When it comes time to reviewing budgets and plotting plans for show domination over the year, it’s a good idea to go in with a game plan. Below are some some tips for tackling this task.
Do it right… Once!
We often find it difficult to watch from the sidelines as people plan one event at a time. Warranted, some only do 1 event every 2 years (please excuse yourself from this whine), but not nearly enough people are taking a long-term view of their exhibit calendar and seeing it as an important cog in their overall marketing machine.
This disjointed, single event approach prevents you from getting the full benefit from your investments. – Something your more organised counterparts have already figured out.
The better organised you are, the more time you’ll have. Break down the event into milestones like:
- Goals/Objectives: What do you want from your exhibit program? Be specific; number of leads, orders, new contacts, appointments booked
- Your campaign: Key message, linking to other campaigns
- Strategy: How will you get people to your stand? Pre/post show marketing
- What shows? Categorise them into Tier 1 (hero show), Tier 2 (professional, but smaller scale) and 3 (trestle table type) shows so you can allocate budgets accordingly.
- Interactions: How will customers engage with your brand?
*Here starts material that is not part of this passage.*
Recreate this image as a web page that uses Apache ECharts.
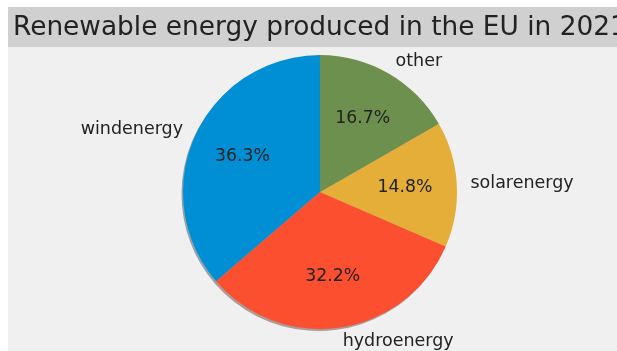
<!DOCTYPE html>
<html><head><meta charset="utf-8">
<script src="https://cdn.jsdelivr.net/npm/echarts@6/dist/echarts.min.js"></script>
<style>html,body{margin:0;padding:0;background:#fff}#c{width:617px;height:351px}</style>
</head><body><div id="c"></div>
<script>
const categories = ['windenergy', 'hydroenergy', 'solarenergy', 'other'];
const shares = [36.3, 32.2, 14.8, 16.7];
const colors = ['#008fd5', '#fc4f30', '#e5ae38', '#6d904f'];
const shadowColors = ['#002b40', '#4b180e', '#453411', '#212b18'];
const titleText = 'Renewable energy produced in the EU in 2021';

const R = 137, CX = 320, CY = 192;
const font = 'DejaVu Sans';
const data = categories.map((c, i) => ({name: c, value: shares[i], itemStyle: {color: colors[i]}}));
const shadowData = categories.map((c, i) => ({name: c, value: shares[i], itemStyle: {color: shadowColors[i]}}));
const ghost = categories.map((c, i) => ({name: c, value: shares[i]}));

const chart = echarts.init(document.getElementById('c'), null, {renderer: 'canvas'});
chart.setOption({
  backgroundColor: '#ffffff',
  animation: false,
  graphic: [
    {type: 'rect', z: -10, shape: {x: 8, y: 7, width: 620, height: 350}, style: {fill: '#f0f0f0'}},
    {type: 'rect', z: -9, shape: {x: 8, y: 7, width: 620, height: 40}, style: {fill: '#d0d0d0'}}
  ],
  title: {
    text: titleText, left: 13, top: 13, padding: 0,
    textStyle: {fontFamily: font, fontSize: 26.4, fontWeight: 'normal', color: '#222', lineHeight: 30}
  },
  series: [
    {
      type: 'pie', center: [CX - 1.5, CY + 2], radius: R, startAngle: 90, clockwise: false,
      data: shadowData, silent: true, avoidLabelOverlap: false, z: 1,
      label: {show: false}, labelLine: {show: false},
      itemStyle: {borderWidth: 0, opacity: 0.4}
    },
    {
      type: 'pie', center: [CX, CY], radius: R, startAngle: 90, clockwise: false,
      data: data, silent: true, avoidLabelOverlap: false, z: 2,
      label: {show: false}, labelLine: {show: false},
      itemStyle: {borderWidth: 0}
    },
    {
      type: 'pie', center: [CX, CY], radius: [R * 0.5, R * 0.7], startAngle: 90, clockwise: false,
      data: ghost, silent: true, avoidLabelOverlap: false, percentPrecision: 1, z: 3,
      itemStyle: {color: 'rgba(0,0,0,0)', borderWidth: 0},
      label: {show: true, position: 'inside', formatter: '{d}%', fontFamily: font, fontSize: 17.3, color: '#222'},
      labelLine: {show: false}
    },
    {
      type: 'pie', center: [CX, CY], radius: R * 1.1, startAngle: 90, clockwise: false,
      data: ghost, silent: true, avoidLabelOverlap: false, z: 3,
      itemStyle: {color: 'rgba(0,0,0,0)', borderWidth: 0},
      label: {show: true, position: 'outside', formatter: '{b}', fontFamily: font, fontSize: 17.5, color: '#222', distanceToLabelLine: 0},
      labelLine: {show: false, length: 0, length2: 0}
    }
  ]
});
</script></body></html>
How do you want them to feel?
- What will be on display? Will it be available?
- Construction: Are you reinventing the wheel each time? Can your exhibit material be used across all Tiers?
Anyone who has planned an exhibition would agree that it’s like any competitive sport. What you do in the lead up directly impacts your performance on show day. You can squeeze in last minute training, but come the big day you will be sore, distracted and know deep down that you aren’t bringing you’re “A” game.
A very different feeling to knowing you have put in the training, taken your scheduled rest and on game day you just do what you have trained to do. There is no stress, or angst.
The mindset of your team will be in a very different place if they all know why they are doing something. They will be driven by purpose and understand the importance of the show in the overall sales funnel.
Review & Reminisce
Assess what worked, what didn’t. Every business will have different objectives, but some topics to cover might include:
Staff: Were some better suited than others. Did you have a system for managing visitors on the stand? Did they have the right attitude, team players? Willing to put in the hard work, negative, positive? Did you have enough staff on the stand?
Sales: At the show, shortly after the show and within a year after the show?
ROI: Compare returns from each show. Was there anything that directly impacted your ROI that could be prevented next time?
Marketing efforts: Did some shows have better marketing than others? Were you effective in your pre/post show communications?
Quality interactions: How did people engage with your brand and your staff at the show?
System to track leads: What would work better next time? Did you need more information to qualify them better? Better response time by your staff after the show? Can you determine what sales came from which shows?
Allocating time to review and plan will help you create an overriding strategy that will ensure all your objectives are met. You will find the experience less stressful as you will be better prepared and know you’re getting the most out of your attendance.